>> Start DATA SHOWN

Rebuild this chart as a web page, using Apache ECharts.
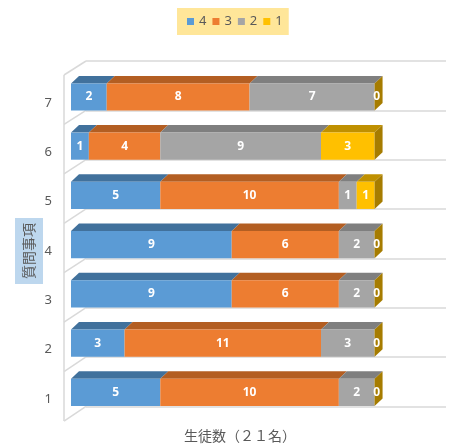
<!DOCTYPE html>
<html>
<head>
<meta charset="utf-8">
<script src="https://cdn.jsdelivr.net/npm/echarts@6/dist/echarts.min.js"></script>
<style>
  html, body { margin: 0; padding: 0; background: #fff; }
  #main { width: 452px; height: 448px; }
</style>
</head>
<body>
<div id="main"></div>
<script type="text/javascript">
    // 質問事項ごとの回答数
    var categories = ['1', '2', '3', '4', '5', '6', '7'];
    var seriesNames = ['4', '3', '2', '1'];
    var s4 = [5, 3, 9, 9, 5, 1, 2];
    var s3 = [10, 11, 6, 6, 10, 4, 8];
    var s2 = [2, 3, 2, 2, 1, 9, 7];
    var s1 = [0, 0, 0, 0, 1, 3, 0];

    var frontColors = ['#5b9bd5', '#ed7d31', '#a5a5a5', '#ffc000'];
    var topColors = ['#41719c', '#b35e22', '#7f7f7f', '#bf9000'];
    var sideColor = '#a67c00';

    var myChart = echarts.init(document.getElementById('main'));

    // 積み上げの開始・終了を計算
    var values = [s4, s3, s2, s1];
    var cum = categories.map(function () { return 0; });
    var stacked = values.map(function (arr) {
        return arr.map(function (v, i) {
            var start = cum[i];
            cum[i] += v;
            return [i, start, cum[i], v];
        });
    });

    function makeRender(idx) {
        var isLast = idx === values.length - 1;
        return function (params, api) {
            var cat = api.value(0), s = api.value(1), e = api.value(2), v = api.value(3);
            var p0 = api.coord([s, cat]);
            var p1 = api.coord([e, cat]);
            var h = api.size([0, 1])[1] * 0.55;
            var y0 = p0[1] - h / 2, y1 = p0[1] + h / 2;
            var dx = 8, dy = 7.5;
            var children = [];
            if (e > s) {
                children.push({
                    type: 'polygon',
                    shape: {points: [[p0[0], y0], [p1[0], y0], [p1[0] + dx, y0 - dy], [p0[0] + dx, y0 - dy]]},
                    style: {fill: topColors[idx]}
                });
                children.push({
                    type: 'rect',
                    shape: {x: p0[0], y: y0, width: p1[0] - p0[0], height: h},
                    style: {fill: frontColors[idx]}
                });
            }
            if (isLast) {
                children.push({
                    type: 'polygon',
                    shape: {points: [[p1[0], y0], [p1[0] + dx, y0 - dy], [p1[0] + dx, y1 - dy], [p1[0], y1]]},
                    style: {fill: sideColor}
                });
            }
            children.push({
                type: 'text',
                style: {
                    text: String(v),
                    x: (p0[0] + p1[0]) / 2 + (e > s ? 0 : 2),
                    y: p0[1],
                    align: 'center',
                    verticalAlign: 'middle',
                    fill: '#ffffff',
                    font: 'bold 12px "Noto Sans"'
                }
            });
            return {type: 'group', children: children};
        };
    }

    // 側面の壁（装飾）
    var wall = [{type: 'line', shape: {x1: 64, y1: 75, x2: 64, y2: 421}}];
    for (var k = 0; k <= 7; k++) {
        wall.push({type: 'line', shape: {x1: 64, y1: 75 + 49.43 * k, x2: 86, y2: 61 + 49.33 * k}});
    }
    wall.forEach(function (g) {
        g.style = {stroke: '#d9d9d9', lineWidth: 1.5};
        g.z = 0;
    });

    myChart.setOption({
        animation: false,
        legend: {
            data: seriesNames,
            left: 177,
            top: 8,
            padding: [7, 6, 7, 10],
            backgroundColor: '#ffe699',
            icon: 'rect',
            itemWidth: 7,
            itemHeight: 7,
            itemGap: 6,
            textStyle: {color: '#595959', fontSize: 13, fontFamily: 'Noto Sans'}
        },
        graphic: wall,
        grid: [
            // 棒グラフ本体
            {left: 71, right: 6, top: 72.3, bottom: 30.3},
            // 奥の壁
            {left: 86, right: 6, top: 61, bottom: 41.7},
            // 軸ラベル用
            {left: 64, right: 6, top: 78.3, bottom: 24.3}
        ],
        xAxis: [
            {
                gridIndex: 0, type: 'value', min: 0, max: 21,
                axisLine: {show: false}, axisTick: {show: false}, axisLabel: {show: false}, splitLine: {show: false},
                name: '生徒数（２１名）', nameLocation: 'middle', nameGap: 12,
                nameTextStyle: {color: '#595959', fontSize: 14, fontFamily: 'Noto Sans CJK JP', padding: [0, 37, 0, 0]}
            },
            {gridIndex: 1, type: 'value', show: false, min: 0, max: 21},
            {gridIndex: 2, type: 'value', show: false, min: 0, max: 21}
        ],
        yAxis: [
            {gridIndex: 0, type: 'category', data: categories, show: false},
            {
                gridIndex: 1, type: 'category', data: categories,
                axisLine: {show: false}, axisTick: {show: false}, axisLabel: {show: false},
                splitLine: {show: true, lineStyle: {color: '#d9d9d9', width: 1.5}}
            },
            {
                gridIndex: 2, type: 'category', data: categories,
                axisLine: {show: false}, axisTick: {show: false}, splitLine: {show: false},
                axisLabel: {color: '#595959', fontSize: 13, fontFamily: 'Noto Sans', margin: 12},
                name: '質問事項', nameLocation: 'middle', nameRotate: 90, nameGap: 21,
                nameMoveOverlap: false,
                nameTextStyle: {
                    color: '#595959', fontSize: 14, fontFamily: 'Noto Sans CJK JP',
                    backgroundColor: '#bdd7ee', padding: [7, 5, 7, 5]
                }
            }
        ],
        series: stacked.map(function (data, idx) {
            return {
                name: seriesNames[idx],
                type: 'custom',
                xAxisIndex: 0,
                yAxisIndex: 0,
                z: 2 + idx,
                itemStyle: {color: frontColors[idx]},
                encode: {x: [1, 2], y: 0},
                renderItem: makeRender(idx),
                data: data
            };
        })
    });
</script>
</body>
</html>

>> End DATA SHOWN

__GIVEN PROBLEM__
Exactly as they appear, print the lines of the listing above from its first line through the line that contains "var myChart = echarts.init(document.getElementById('main'));", minus the pictures.

__SOLUTION TO THIS PROBLEM__
Rebuild this chart as a web page, using Apache ECharts.
<!DOCTYPE html>
<html>
<head>
<meta charset="utf-8">
<script src="https://cdn.jsdelivr.net/npm/echarts@6/dist/echarts.min.js"></script>
<style>
  html, body { margin: 0; padding: 0; background: #fff; }
  #main { width: 452px; height: 448px; }
</style>
</head>
<body>
<div id="main"></div>
<script type="text/javascript">
    // 質問事項ごとの回答数
    var categories = ['1', '2', '3', '4', '5', '6', '7'];
    var seriesNames = ['4', '3', '2', '1'];
    var s4 = [5, 3, 9, 9, 5, 1, 2];
    var s3 = [10, 11, 6, 6, 10, 4, 8];
    var s2 = [2, 3, 2, 2, 1, 9, 7];
    var s1 = [0, 0, 0, 0, 1, 3, 0];

    var frontColors = ['#5b9bd5', '#ed7d31', '#a5a5a5', '#ffc000'];
    var topColors = ['#41719c', '#b35e22', '#7f7f7f', '#bf9000'];
    var sideColor = '#a67c00';

    var myChart = echarts.init(document.getElementById('main'));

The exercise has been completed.